◆ **PROBLEM REQUIREMENTS**: Repeat the material exactly from its first line to the line that includes "const yTitle = '系统总能耗 ';". Skip pictures.
-- begin --
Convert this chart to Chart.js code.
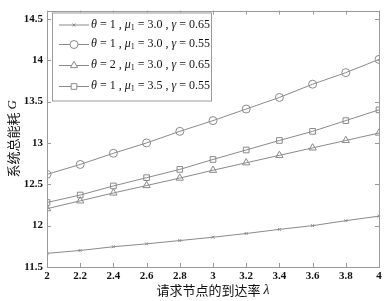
<!DOCTYPE html>
<html><head><meta charset="utf-8">
<script src="https://cdn.jsdelivr.net/npm/chart.js@4.4.1/dist/chart.umd.min.js"></script>
<style>html,body{margin:0;padding:0;background:#fff}#wrap{width:387px;height:301px}</style>
</head><body><div id="wrap"><canvas id="c" width="387" height="301"></canvas></div>
<script>
const xValues = [2,2.2,2.4,2.6,2.8,3,3.2,3.4,3.6,3.8,4];
const xTickLabels = ['2','2.2','2.4','2.6','2.8','3','3.2','3.4','3.6','3.8','4'];
const yTickValues = [11.5,12,12.5,13,13.5,14,14.5];
const yTickLabels = ['11.5','12','12.5','13','13.5','14','14.5'];
const series1 = [11.665,11.70,11.745,11.78,11.82,11.86,11.905,11.955,12.00,12.06,12.115];
const series2 = [12.62,12.74,12.875,13.0,13.14,13.27,13.41,13.55,13.71,13.85,14.01];
const series3 = [12.205,12.30,12.395,12.485,12.575,12.67,12.76,12.85,12.94,13.03,13.12];
const series4 = [12.28,12.37,12.48,12.58,12.68,12.80,12.915,13.03,13.14,13.27,13.40];
const thetas = ['1','1','2','1'];
const mus = ['3.0','3.0','3.0','3.5'];
const gammas = ['0.65','0.55','0.65','0.55'];
const markers = ['crossRot','circle','triangle','rect'];
const markerSizes = [2,4,4.2,4];
const xTitle = '请求节点的到达率 ';
const yTitle = '系统总能耗 ';

const lineColor = '#8a8a8a';
const allSeries = [series1,series2,series3,series4];
const datasets = allSeries.map((s,i)=>({
  label: 'θ='+thetas[i]+', μ1='+mus[i]+', γ='+gammas[i],
  data: s.map((v,j)=>({x:xValues[j],y:v})),
  borderColor: lineColor, borderWidth: 1,
  pointStyle: markers[i], pointRadius: markerSizes[i],
  pointBorderColor: lineColor, pointBackgroundColor: 'rgba(255,255,255,0)',
  pointBorderWidth: 1, fill:false, tension:0
}));

const serif = '"Liberation Serif","DejaVu Serif",serif';

const deco = {
  id:'deco',
  afterDraw(chart){
    const ctx = chart.ctx, a = chart.chartArea;
    const xs = chart.scales.x, ys = chart.scales.y;
    ctx.save();
    ctx.strokeStyle = '#9a9a9a'; ctx.lineWidth = 1;
    ctx.strokeRect(Math.round(a.left)+0.5, Math.round(a.top)+0.5, Math.round(a.right-a.left), Math.round(a.bottom-a.top));
    const tl = 4;
    ctx.beginPath();
    xValues.forEach(v=>{ const px = Math.round(xs.getPixelForValue(v))+0.5;
      ctx.moveTo(px,a.bottom); ctx.lineTo(px,a.bottom-tl);
      ctx.moveTo(px,a.top); ctx.lineTo(px,a.top+tl); });
    yTickValues.forEach(v=>{ const py = Math.round(ys.getPixelForValue(v))+0.5;
      ctx.moveTo(a.left,py); ctx.lineTo(a.left+tl,py);
      ctx.moveTo(a.right,py); ctx.lineTo(a.right-tl,py); });
    ctx.stroke();
    // legend
    const lx = 52, ly = 12.5, lw = 159, lh = 88;
    ctx.fillStyle = '#fff'; ctx.fillRect(lx,ly,lw,lh);
    ctx.strokeStyle = '#9a9a9a'; ctx.strokeRect(lx+0.5,ly+0.5,lw,lh);
    const rows = [24.5,44,65,86];
    rows.forEach((ry,i)=>{
      ctx.strokeStyle = lineColor; ctx.lineWidth = 1;
      ctx.beginPath(); ctx.moveTo(59,ry+0.5); ctx.lineTo(89,ry+0.5); ctx.stroke();
      ctx.fillStyle = '#fff'; ctx.strokeStyle = lineColor;
      Chart.helpers.drawPoint(ctx,{pointStyle:markers[i],radius:markerSizes[i],borderWidth:1},74,ry+0.5);
      ctx.fillStyle = '#111'; ctx.textBaseline = 'middle'; ctx.textAlign='left';
      let x = 91;
      const run = (t,style,dy,size)=>{ ctx.font = (style||'')+' '+(size||12)+'px '+serif; ctx.fillText(t,x,ry+(dy||0)); x += ctx.measureText(t).width; };
      run('θ','italic'); run(' = '+thetas[i]+' , ');
      run('μ','italic'); run('1','',3,8); run(' = '+mus[i]+' , ');
      run('γ','italic'); run(' = '+gammas[i]);
    });
    // x title
    ctx.fillStyle = '#111'; ctx.textBaseline='middle'; ctx.textAlign='left';
    ctx.font = '13px "Noto Sans CJK SC",sans-serif';
    const w1 = ctx.measureText(xTitle).width;
    ctx.font = 'italic 14px '+serif;
    const w2 = ctx.measureText('λ').width;
    let sx = (a.left+a.right)/2 - (w1+w2)/2;
    ctx.font = '13px "Noto Sans CJK SC",sans-serif'; ctx.fillText(xTitle,sx,290);
    ctx.font = 'italic 14px '+serif; ctx.fillText('λ',sx+w1,290);
    // y title
    ctx.translate(13,(a.top+a.bottom)/2); ctx.rotate(-Math.PI/2);
    ctx.font = '13px "Noto Sans CJK SC",sans-serif';
    const v1 = ctx.measureText(yTitle).width;
    ctx.font = 'italic 13px '+serif;
    const v2 = ctx.measureText('G').width;
    let sy = -(v1+v2)/2;
    ctx.font = '13px "Noto Sans CJK SC",sans-serif'; ctx.fillText(yTitle,sy,0);
    ctx.font = 'italic 13px '+serif; ctx.fillText('G',sy+v1,0);
    ctx.restore();
  }
};

new Chart(document.getElementById('c'),{
  type:'line',
  data:{datasets},
  options:{
    responsive:false, animation:false, devicePixelRatio:1,
    layout:{padding:{left:0,right:8,top:7,bottom:0}},
    plugins:{legend:{display:false},tooltip:{enabled:false}},
    scales:{
      x:{type:'linear',min:2,max:4,
        afterBuildTicks:s=>{s.ticks = xValues.map(v=>({value:v}));},
        afterFit:s=>{s.height = 34;},
        grid:{display:false,drawTicks:false}, border:{display:false},
        ticks:{autoSkip:false,maxRotation:0,padding:3,color:'#111',font:{family:serif,size:11,weight:'bold'},
          callback:(v,i)=>xTickLabels[i]}},
      y:{type:'linear',min:11.5,max:14.6,
        afterBuildTicks:s=>{s.ticks = yTickValues.map(v=>({value:v}));},
        afterFit:s=>{s.width = 47;},
        grid:{display:false,drawTicks:false}, border:{display:false},
        ticks:{padding:4,color:'#111',font:{family:serif,size:11,weight:'bold'},
          callback:(v,i)=>yTickLabels[i]}}
    }
  },
  plugins:[deco]
});
</script></body></html>
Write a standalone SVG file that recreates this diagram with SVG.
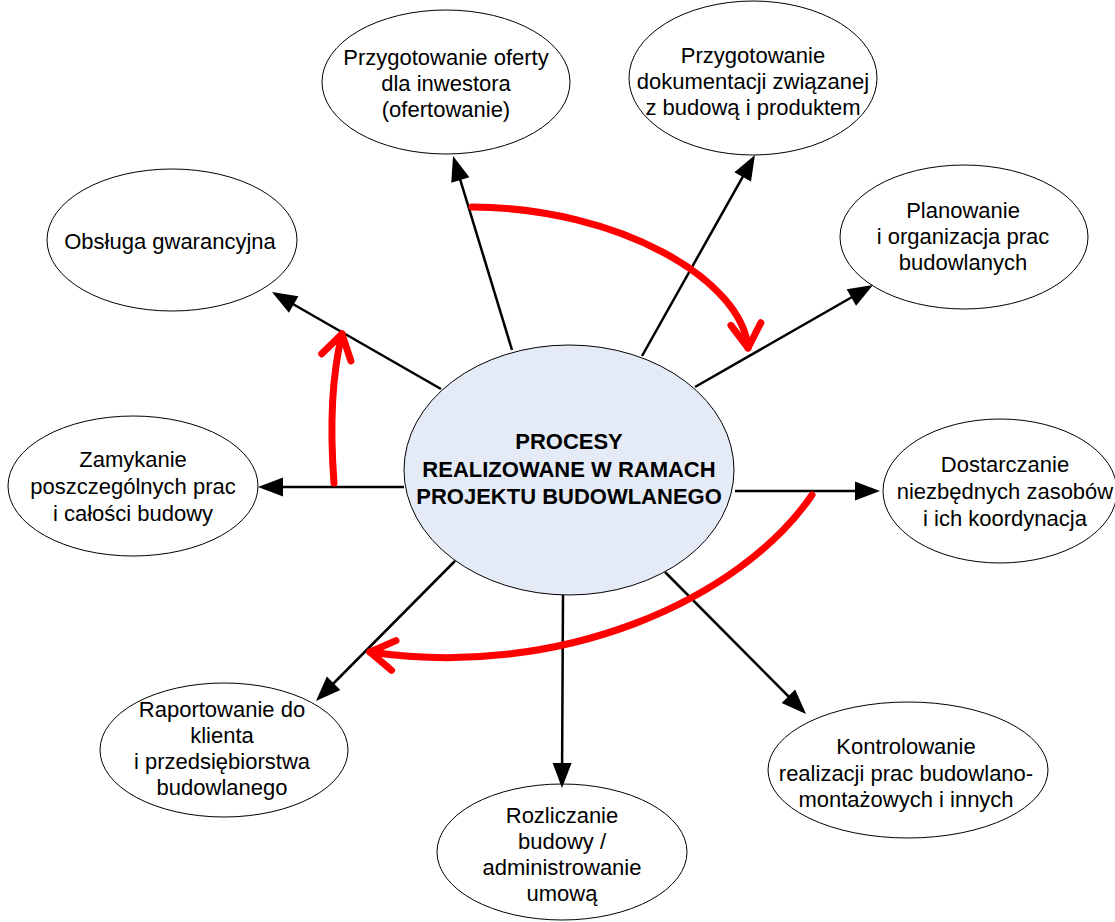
-- end --
◆ **OUTPUT FOR THIS TASK**:
Convert this chart to Chart.js code.
<!DOCTYPE html>
<html><head><meta charset="utf-8">
<script src="https://cdn.jsdelivr.net/npm/chart.js@4.4.1/dist/chart.umd.min.js"></script>
<style>html,body{margin:0;padding:0;background:#fff}#wrap{width:387px;height:301px}</style>
</head><body><div id="wrap"><canvas id="c" width="387" height="301"></canvas></div>
<script>
const xValues = [2,2.2,2.4,2.6,2.8,3,3.2,3.4,3.6,3.8,4];
const xTickLabels = ['2','2.2','2.4','2.6','2.8','3','3.2','3.4','3.6','3.8','4'];
const yTickValues = [11.5,12,12.5,13,13.5,14,14.5];
const yTickLabels = ['11.5','12','12.5','13','13.5','14','14.5'];
const series1 = [11.665,11.70,11.745,11.78,11.82,11.86,11.905,11.955,12.00,12.06,12.115];
const series2 = [12.62,12.74,12.875,13.0,13.14,13.27,13.41,13.55,13.71,13.85,14.01];
const series3 = [12.205,12.30,12.395,12.485,12.575,12.67,12.76,12.85,12.94,13.03,13.12];
const series4 = [12.28,12.37,12.48,12.58,12.68,12.80,12.915,13.03,13.14,13.27,13.40];
const thetas = ['1','1','2','1'];
const mus = ['3.0','3.0','3.0','3.5'];
const gammas = ['0.65','0.55','0.65','0.55'];
const markers = ['crossRot','circle','triangle','rect'];
const markerSizes = [2,4,4.2,4];
const xTitle = '请求节点的到达率 ';
const yTitle = '系统总能耗 ';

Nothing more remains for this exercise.